Prof Ayensu believes that some African countries, including Ghana, with its large natural resource base and human capital, should become part of the major economies of the global south.
The country, he said, can achieve this by aggressively following the industrialisation path that was started by the first President of the country, Dr. Kwame Nkrumah, and revamp major factories which he started.
In doing so, he said government needs to collaborate a lot more with the private sector. must government, he said, needs to collaborate with the private sector to revamp projects like the Meat Processing Factory, Paper Processing Factory, Tema Food Complex, Tema Oil Refinery, Tomato Processing Factory, among others, to create jobs for the youth.
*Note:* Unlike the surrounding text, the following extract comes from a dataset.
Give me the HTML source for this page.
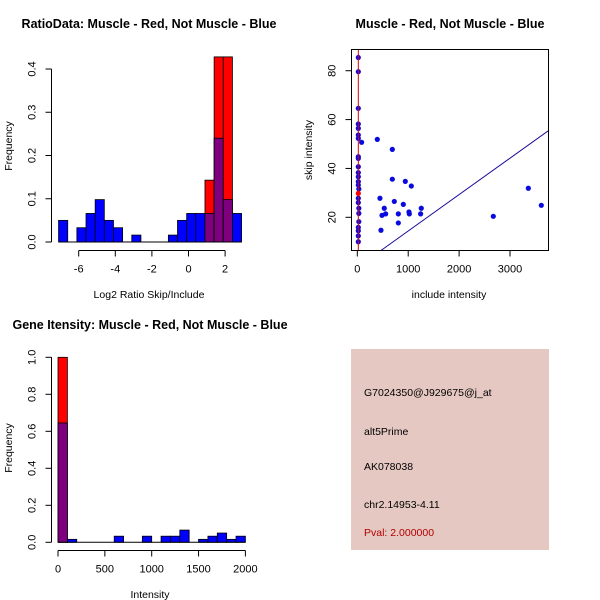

He said Ghana cannot get there and be among the major economies unless it eliminates corruption from the system.
“Our continent is riddled with corrupt practices championed by individuals who should know better and are in positions to set exemplary lives. Many African government officials do not see their role as public servants, but rather a private individual carrying the public mantle.
This has led to the impunity of accumulating obscene wealth through their access to state power rather than through contributions to the productive sectors of the economy, hence the rampant corruption that we have been witnessing on the continent today.”